Make an exact copy of all the material below, apart from the pictures.
=== Data lines ===
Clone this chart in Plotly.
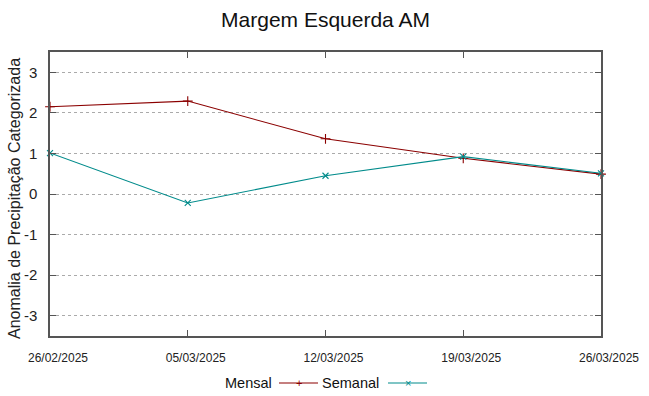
import plotly.graph_objects as go

dates = ["26/02/2025", "05/03/2025", "12/03/2025", "19/03/2025", "26/03/2025"]
mensal = [2.15, 2.29, 1.36, 0.88, 0.49]
semanal = [1.01, -0.22, 0.45, 0.92, 0.51]
y_ticks = [-3, -2, -1, 0, 1, 2, 3]

title = "Margem Esquerda AM"
y_title = "Anomalia de Precipitação Categorizada"
series_names = ["Mensal", "Semanal"]
colors = ["#8b0000", "#008b8b"]

W, H = 649, 396
ML, MR, MT, MB = 50, 48, 52, 60
PW, PH = W - ML - MR, H - MT - MB

FONT = "Liberation Sans, Arial, sans-serif"

def px(x):
    return (x - ML) / PW

def py(y):
    return (H - MB - y) / PH

fig = go.Figure()
idx = list(range(len(dates)))
fig.add_trace(go.Scatter(x=idx, y=mensal, mode="lines+markers", name=series_names[0],
                         line=dict(color=colors[0], width=1.1),
                         marker=dict(symbol="cross-thin", size=7, line=dict(color=colors[0], width=1.1)),
                         cliponaxis=False))
fig.add_trace(go.Scatter(x=idx, y=semanal, mode="lines+markers", name=series_names[1],
                         line=dict(color=colors[1], width=1.1),
                         marker=dict(symbol="x-thin", size=6, line=dict(color=colors[1], width=1.1)),
                         cliponaxis=False))

fig.update_layout(
    width=W, height=H,
    margin=dict(l=ML, r=MR, t=MT, b=MB, autoexpand=False),
    paper_bgcolor="white", plot_bgcolor="white",
    showlegend=False,
    font=dict(family=FONT, color="#222"),
    title=dict(text=title, x=0.5, xanchor="center", xref="paper",
               y=1 - 20 / H, yanchor="middle", yref="container",
               font=dict(size=21, color="#111")),
)
fig.update_xaxes(
    range=[0, len(dates) - 1], automargin=False,
    tickmode="array", tickvals=idx, ticktext=dates,
    ticks="inside", ticklen=6, tickcolor="#555",
    showline=True, linecolor="#555", linewidth=1.5, mirror="allticks",
    showgrid=False, zeroline=False,
    tickfont=dict(size=12, color="#222"),
    ticklabelstandoff=10, ticklabelshift=8,
)
fig.update_yaxes(
    range=[-3.5, 3.5], automargin=False,
    tickmode="array", tickvals=y_ticks, ticktext=[str(v) for v in y_ticks],
    ticks="inside", ticklen=6, tickcolor="#555",
    showline=True, linecolor="#555", linewidth=1.5, mirror="allticks",
    showgrid=True, gridcolor="#aaa", griddash="dot", gridwidth=1,
    zeroline=False,
    tickfont=dict(size=15, color="#222"),
    ticklabelstandoff=8,
)

# y-axis title placed like gnuplot's
fig.add_annotation(text=y_title, xref="paper", yref="paper",
                   x=px(14), y=py(199), textangle=-90,
                   xanchor="center", yanchor="middle", showarrow=False,
                   font=dict(size=16, color="#222"))

# gnuplot-style legend below the plot: text, then line sample with marker
LY = 383
entries = [(series_names[0], colors[0], "+", 274, 279, 318),
           (series_names[1], colors[1], "×", 381, 388, 427)]
for name, col, sym, tx, x0, x1 in entries:
    fig.add_annotation(text=name, xref="paper", yref="paper",
                       x=px(tx), y=py(LY),
                       xanchor="right", yanchor="middle", showarrow=False,
                       font=dict(size=14.5, color="#111"))
    fig.add_shape(type="line", xref="paper", yref="paper",
                  x0=px(x0), x1=px(x1), y0=py(LY), y1=py(LY),
                  line=dict(color=col, width=1.1))
    fig.add_annotation(text=sym, xref="paper", yref="paper",
                       x=px((x0 + x1) / 2), y=py(LY),
                       xanchor="center", yanchor="middle", showarrow=False,
                       font=dict(size=11, color=col))

fig.write_html("out.html", config={"displayModeBar": False},
               post_script="document.body.style.margin='0';document.body.style.overflow='hidden';")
===
▶ [Reply]
Clone this chart in Plotly.
import plotly.graph_objects as go

dates = ["26/02/2025", "05/03/2025", "12/03/2025", "19/03/2025", "26/03/2025"]
mensal = [2.15, 2.29, 1.36, 0.88, 0.49]
semanal = [1.01, -0.22, 0.45, 0.92, 0.51]
y_ticks = [-3, -2, -1, 0, 1, 2, 3]

title = "Margem Esquerda AM"
y_title = "Anomalia de Precipitação Categorizada"
series_names = ["Mensal", "Semanal"]
colors = ["#8b0000", "#008b8b"]

W, H = 649, 396
ML, MR, MT, MB = 50, 48, 52, 60
PW, PH = W - ML - MR, H - MT - MB

FONT = "Liberation Sans, Arial, sans-serif"

def px(x):
    return (x - ML) / PW

def py(y):
    return (H - MB - y) / PH

fig = go.Figure()
idx = list(range(len(dates)))
fig.add_trace(go.Scatter(x=idx, y=mensal, mode="lines+markers", name=series_names[0],
                         line=dict(color=colors[0], width=1.1),
                         marker=dict(symbol="cross-thin", size=7, line=dict(color=colors[0], width=1.1)),
                         cliponaxis=False))
fig.add_trace(go.Scatter(x=idx, y=semanal, mode="lines+markers", name=series_names[1],
                         line=dict(color=colors[1], width=1.1),
                         marker=dict(symbol="x-thin", size=6, line=dict(color=colors[1], width=1.1)),
                         cliponaxis=False))

fig.update_layout(
    width=W, height=H,
    margin=dict(l=ML, r=MR, t=MT, b=MB, autoexpand=False),
    paper_bgcolor="white", plot_bgcolor="white",
    showlegend=False,
    font=dict(family=FONT, color="#222"),
    title=dict(text=title, x=0.5, xanchor="center", xref="paper",
               y=1 - 20 / H, yanchor="middle", yref="container",
               font=dict(size=21, color="#111")),
)
fig.update_xaxes(
    range=[0, len(dates) - 1], automargin=False,
    tickmode="array", tickvals=idx, ticktext=dates,
    ticks="inside", ticklen=6, tickcolor="#555",
    showline=True, linecolor="#555", linewidth=1.5, mirror="allticks",
    showgrid=False, zeroline=False,
    tickfont=dict(size=12, color="#222"),
    ticklabelstandoff=10, ticklabelshift=8,
)
fig.update_yaxes(
    range=[-3.5, 3.5], automargin=False,
    tickmode="array", tickvals=y_ticks, ticktext=[str(v) for v in y_ticks],
    ticks="inside", ticklen=6, tickcolor="#555",
    showline=True, linecolor="#555", linewidth=1.5, mirror="allticks",
    showgrid=True, gridcolor="#aaa", griddash="dot", gridwidth=1,
    zeroline=False,
    tickfont=dict(size=15, color="#222"),
    ticklabelstandoff=8,
)

# y-axis title placed like gnuplot's
fig.add_annotation(text=y_title, xref="paper", yref="paper",
                   x=px(14), y=py(199), textangle=-90,
                   xanchor="center", yanchor="middle", showarrow=False,
                   font=dict(size=16, color="#222"))

# gnuplot-style legend below the plot: text, then line sample with marker
LY = 383
entries = [(series_names[0], colors[0], "+", 274, 279, 318),
           (series_names[1], colors[1], "×", 381, 388, 427)]
for name, col, sym, tx, x0, x1 in entries:
    fig.add_annotation(text=name, xref="paper", yref="paper",
                       x=px(tx), y=py(LY),
                       xanchor="right", yanchor="middle", showarrow=False,
                       font=dict(size=14.5, color="#111"))
    fig.add_shape(type="line", xref="paper", yref="paper",
                  x0=px(x0), x1=px(x1), y0=py(LY), y1=py(LY),
                  line=dict(color=col, width=1.1))
    fig.add_annotation(text=sym, xref="paper", yref="paper",
                       x=px((x0 + x1) / 2), y=py(LY),
                       xanchor="center", yanchor="middle", showarrow=False,
                       font=dict(size=11, color=col))

fig.write_html("out.html", config={"displayModeBar": False},
               post_script="document.body.style.margin='0';document.body.style.overflow='hidden';")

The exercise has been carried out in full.